■ **THE EXERCISE**: Quote only the part that opens with the line containing "Recreate this image" and closes with the line containing "const regionCounts = [2047, 237, 387];". Keep both of those lines.

■ **DATA IN THIS EXERCISE**:
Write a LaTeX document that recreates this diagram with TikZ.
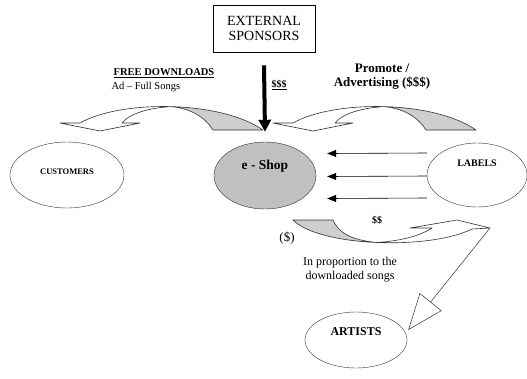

==

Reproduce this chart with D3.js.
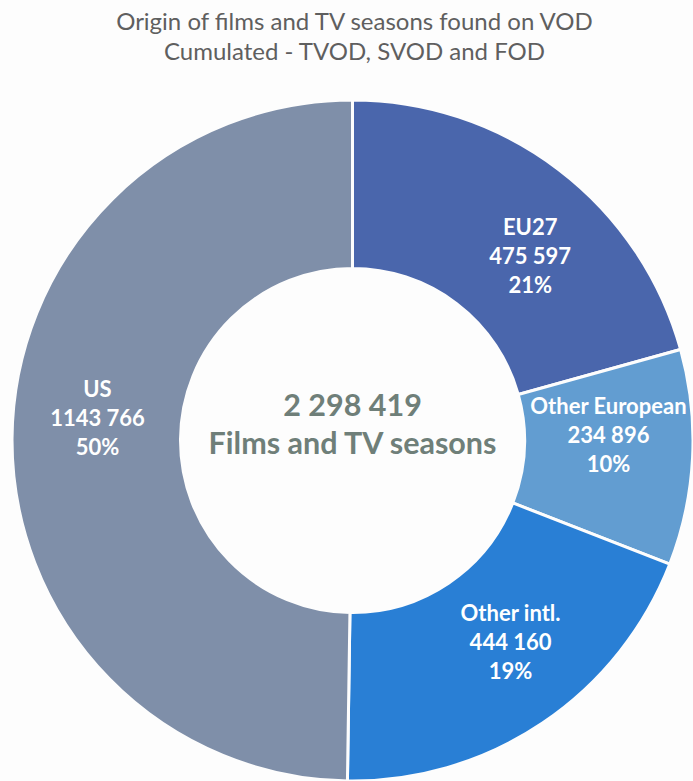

--

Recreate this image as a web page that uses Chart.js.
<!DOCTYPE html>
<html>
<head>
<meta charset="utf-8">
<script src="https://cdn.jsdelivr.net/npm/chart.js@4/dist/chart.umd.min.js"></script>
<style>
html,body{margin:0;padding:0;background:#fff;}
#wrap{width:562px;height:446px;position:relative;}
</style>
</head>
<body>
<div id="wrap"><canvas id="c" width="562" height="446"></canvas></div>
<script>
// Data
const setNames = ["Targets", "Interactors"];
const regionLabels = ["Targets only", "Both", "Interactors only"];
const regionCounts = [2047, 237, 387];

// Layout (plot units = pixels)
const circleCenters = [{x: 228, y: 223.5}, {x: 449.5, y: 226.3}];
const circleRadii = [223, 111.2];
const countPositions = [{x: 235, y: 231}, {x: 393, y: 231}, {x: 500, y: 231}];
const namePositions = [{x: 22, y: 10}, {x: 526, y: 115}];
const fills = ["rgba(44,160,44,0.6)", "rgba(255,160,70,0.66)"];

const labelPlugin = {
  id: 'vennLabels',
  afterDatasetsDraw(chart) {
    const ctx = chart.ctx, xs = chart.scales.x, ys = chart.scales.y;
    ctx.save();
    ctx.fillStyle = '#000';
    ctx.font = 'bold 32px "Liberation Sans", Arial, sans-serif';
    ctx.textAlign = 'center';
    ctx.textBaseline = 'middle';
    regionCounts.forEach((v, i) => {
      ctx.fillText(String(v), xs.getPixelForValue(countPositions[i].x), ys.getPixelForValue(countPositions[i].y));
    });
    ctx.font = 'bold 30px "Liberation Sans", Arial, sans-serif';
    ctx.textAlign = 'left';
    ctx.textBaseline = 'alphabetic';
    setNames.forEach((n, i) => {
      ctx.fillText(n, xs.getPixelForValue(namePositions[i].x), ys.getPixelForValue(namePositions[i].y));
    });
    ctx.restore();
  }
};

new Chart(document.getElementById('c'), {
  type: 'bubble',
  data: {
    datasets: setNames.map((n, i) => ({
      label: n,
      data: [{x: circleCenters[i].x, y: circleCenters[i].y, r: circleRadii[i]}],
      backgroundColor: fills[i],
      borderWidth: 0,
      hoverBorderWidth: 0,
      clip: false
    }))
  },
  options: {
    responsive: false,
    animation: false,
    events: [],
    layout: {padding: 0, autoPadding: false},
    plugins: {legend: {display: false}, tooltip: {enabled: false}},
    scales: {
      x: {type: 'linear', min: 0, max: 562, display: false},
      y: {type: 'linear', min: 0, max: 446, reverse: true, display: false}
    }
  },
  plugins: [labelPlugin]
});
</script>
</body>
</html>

■ **WORKED SOLUTION**:
Recreate this image as a web page that uses Chart.js.
<!DOCTYPE html>
<html>
<head>
<meta charset="utf-8">
<script src="https://cdn.jsdelivr.net/npm/chart.js@4/dist/chart.umd.min.js"></script>
<style>
html,body{margin:0;padding:0;background:#fff;}
#wrap{width:562px;height:446px;position:relative;}
</style>
</head>
<body>
<div id="wrap"><canvas id="c" width="562" height="446"></canvas></div>
<script>
// Data
const setNames = ["Targets", "Interactors"];
const regionLabels = ["Targets only", "Both", "Interactors only"];
const regionCounts = [2047, 237, 387];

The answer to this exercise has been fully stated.